クロスオーバーファンドとは? #
クロスオーバーファンドとは、未公開株式(プライベートエクイティ)と公開株式(上場株式)の両方に投資する投資信託のことです。通常の投資信託が公開市場(上場株式など)を主な投資対象とするのに対し、クロスオーバーファンドは公開市場と非公開市場の両方を対象とする点に特徴があります。投資の世界では、未上場株と上場株をまたいで投資する手法をクロスオーバー投資と呼びます。

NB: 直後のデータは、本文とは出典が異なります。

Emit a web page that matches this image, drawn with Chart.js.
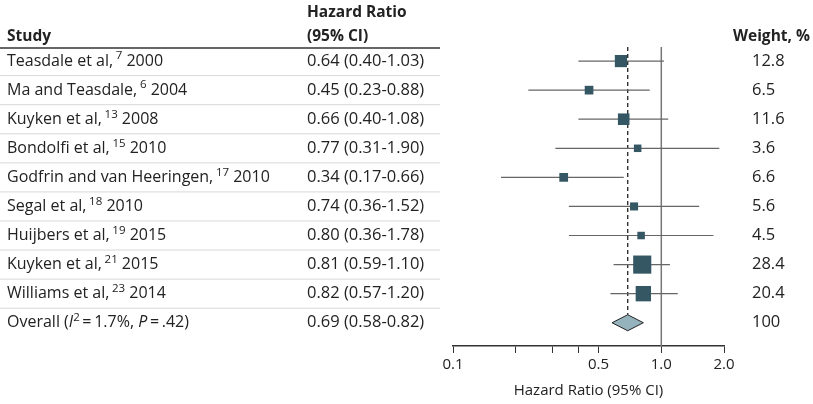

これまで日本では、投資信託に未上場株式を組み入れることが認められていませんでした。しかし、2022年6月7日に閣議決定された「新しい資本主義実行計画」(内閣府公式ページ)に基づき、スタートアップ企業への円滑な資金供給と投資家への多様な投資機会の提供を目的とした規制緩和が進められました。この計画の一環として、投資信託への未上場株式の組入れに関する評価方法や流動性リスクへの対応が検討されました。
その後、投資信託協会は2024年2月15日に自主規制ルールを変更し、公募投資信託において純資産総額の15%を上限として未上場株式を組み入れることが可能となりました。
この新たなルール変更は、日本の投資信託市場において成長分野への投資機会を広げると同時に、スタートアップ企業の資金調達手段の多様化を促進する重要なステップとなります。
クロスオーバーファンドの特徴 #
1. 未公開企業への投資
成長が見込まれるスタートアップや後期ステージの未公開企業に投資し、IPO後の価値上昇を狙います。
2. 公開企業への投資
すでに上場している企業の株式に投資し、株価の値上がりや配当による利益を目指します。
クロスオーバーファンドのメリット #
高い成長性・・・未公開企業への投資により、公開市場では得られない成長機会を取り込める可能性があります。
分散投資・・・公開市場と非公開市場に投資することで、異なるリスク・リターン特性を持つ資産に分散投資できます。
クロスオーバーファンドのデメリット・リスク #
流動性リスク・・・未公開株式は自由に売却しづらいため、短期的に資金を回収することが難しい場合があります。
高リスク・高リターン・・・未公開企業への投資は成長が期待される一方、企業の倒産や事業失敗のリスクも伴います。
評価の不透明さ・・・非公開企業は情報が限られており、株式に市場価格がないため、評価が難しく、ファンドの純資産価値(NAV)が不安定になる可能性があります。
クロスオーバーファンドが注目される理由 #
近年、未公開企業の成長スピードが速く、IPO前の段階で高い企業価値を達成するケースが増えています。そのため、IPO前後の成長を取り込めるクロスオーバーファンドは、投資家から注目されるようになっています。
日本ではまだ少数ですが、海外では多くの資産運用会社やヘッジファンドがクロスオーバー投資戦略を導入しており、特にスタートアップが多いアメリカ市場で盛んです。
クロスオーバーファンド(投資信託)の例: #
ひふみクロスオーバーpro #
「ひふみクロスオーバーpro」は、未上場株式を含むクロスオーバーファンドで、2024年9月12日に設定されました。日本の自主規制ルール変更により、公募投資信託で未上場株を最大15%まで組み入れ可能となったことを受けて誕生しました。レイターステージの未上場企業への投資とIPO後の株式保有を通じ、成長支援と「死の谷」解消を目指しています。ファンドマネージャーは藤野英人氏。
設定日:2024年9月12日
運用会社:レオス・キャピタルワークス株式会社
fundnote IPOクロスオーバーファンド(愛称:匠のファンド あけぼの) #
fundnote株式会社が運用するこのファンドは、上場後5年以内の中小型株と未上場株のうち2年以内に上場を予定する銘柄を投資対象とするアクティブ型の公募投資信託です。2024年12月13日より運用が開始されました。ファンドマネージャーは川合直也氏。
設定日:2024年12月13日
運用会社:fundnote株式会社
クロスオーバーファンドのまとめ #
クロスオーバーファンドは、未公開株式と公開株式の両方に投資する投資信託です。2024年の規制緩和により、日本でも純資産総額の15%を上限に未上場株式を組み入れることが可能になりました。この解禁は、スタートアップ支援と投資機会の拡大を目的としています。一方で、流動性リスクや評価の不透明さといった課題も伴います。